Outra personalidade importante e icônica para o mundo artístico afro-americano é o pintor Jean-Michel Basquiat (1960-1988). O documentário Jean-Michel Basquiat: The Radiant Child lançado ano passado e dirigido por Tamra Davis tem uma história bastante peculiar. O centro do filme é uma entrevista gravada pela diretora com o pintor em 1986, dois anos antes de sua morte. Intercalando a fala de Basquiat nessa entrevista com entrevistas realizadas com amig@s, ex-namoradas, artistas, historiadores e curadores de arte que trabalharam com o artista, Tamra consegue expor a complexidade da curta vida daquele que hoje é entendido como um dos grande artistas contemporâneos das artes plásticas.

Basquiat era filho de imigrantes emergindo a posição de classe média negra de New York e que moravam no Brooklyn. Seu pai era de origem haitiana e trabalhava como contador enquanto a mãe era uma dona de casa porto riquenha que levava Basquiat a museus e exposições de arte desde de quando o garoto tinha 3 anos de idade. A formação do pintor foi auto-didata, absorvendo o ambiente familiar intelectualizado que os pais ofereciam. No final dos anos 1970, ainda adolescente, Basquiat saiu de casa indo morar na ruas e tornando-se um frequentador do Village e arredores, região que concentra uma série de espaços culturais,  intelectuais e artísticos como a New York University, o SoHo além dos bares, cafés, clubes e inferninhos ponto de encontro de artistas underground e intelectuais alternativos.
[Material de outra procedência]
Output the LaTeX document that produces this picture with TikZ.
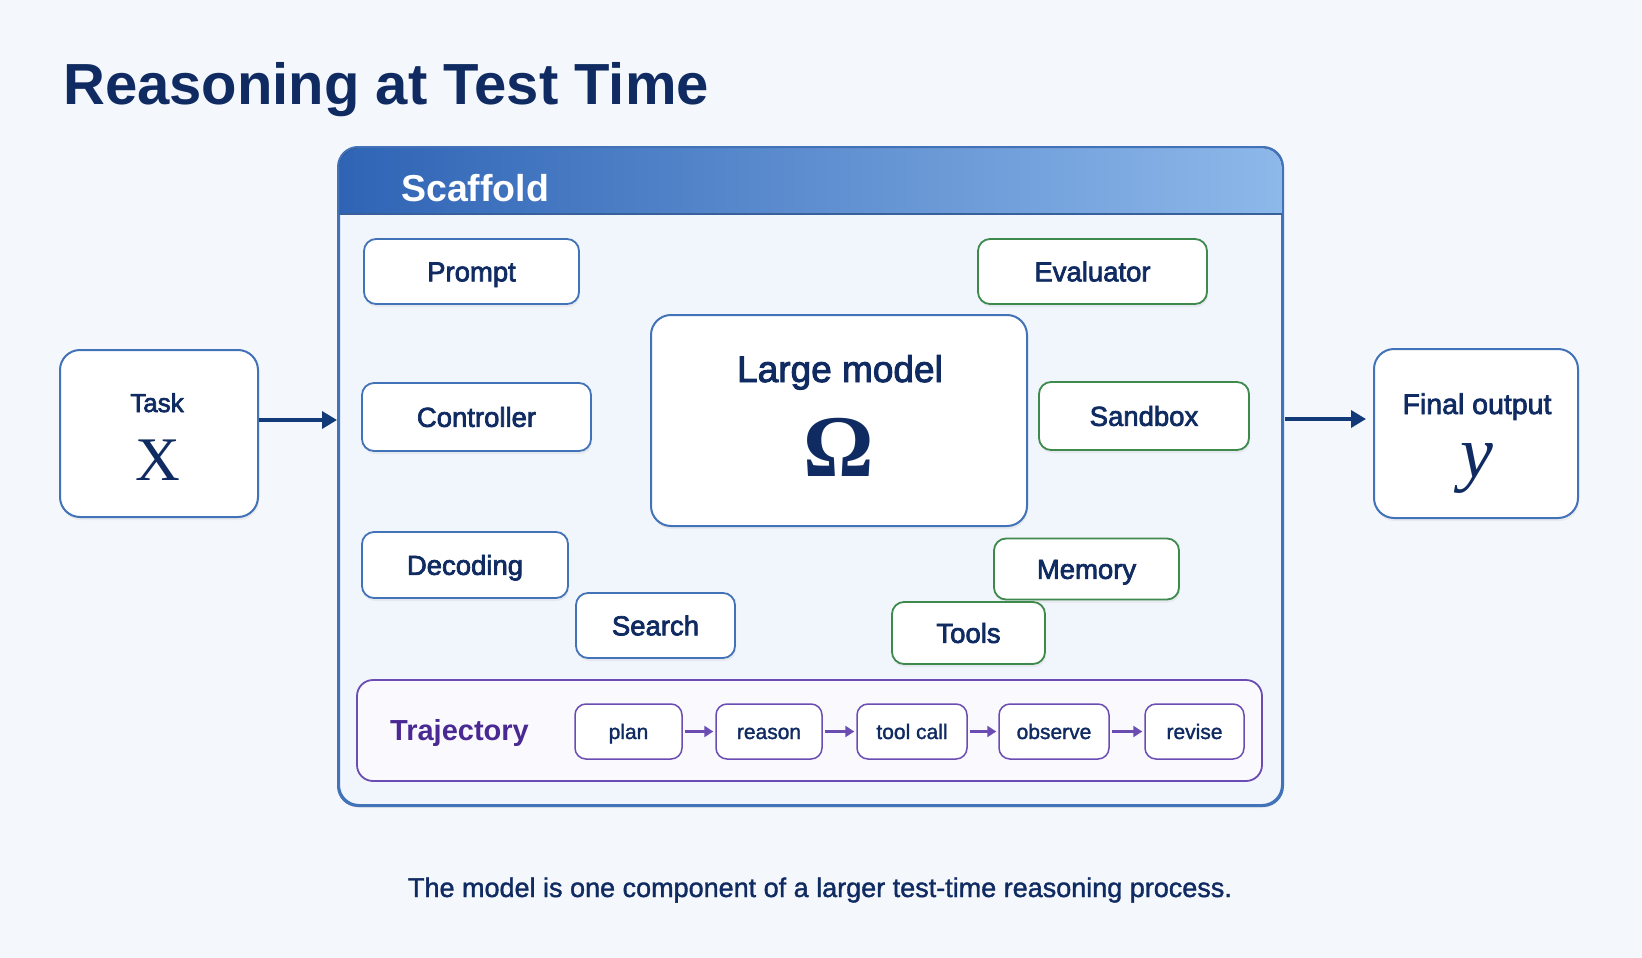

Nessa época Basquiat fez fama como pixador e cunhou o termo S.A.M.O (same old shit) que era rabiscado em vários lugares ao lado de outras mensagens e referências.  Basquiat fez ainda parte de uma banda, na qual tocava clarinete e passou a vender cartões postais que continham desenhos seus com mensagens abstratas. Um desses cartões foi vendido certa ao artista pop Andy Warhol (1928-1987) com o qual desenvolveria uma amizade até a morte desse último. A cidade de NYC vivia um momento de transição no final dos anos 1970 e com uma crise econômica e fiscal afetando o município, era possível viver de forma barata e/ou alternativa em Manhattan presenciando as novas linguagens que surgiam à época com a cena punk,  o hip-hop e a nova produção de artistas alternativos que ainda possuíam seus atelies em lofts situados no SoHo.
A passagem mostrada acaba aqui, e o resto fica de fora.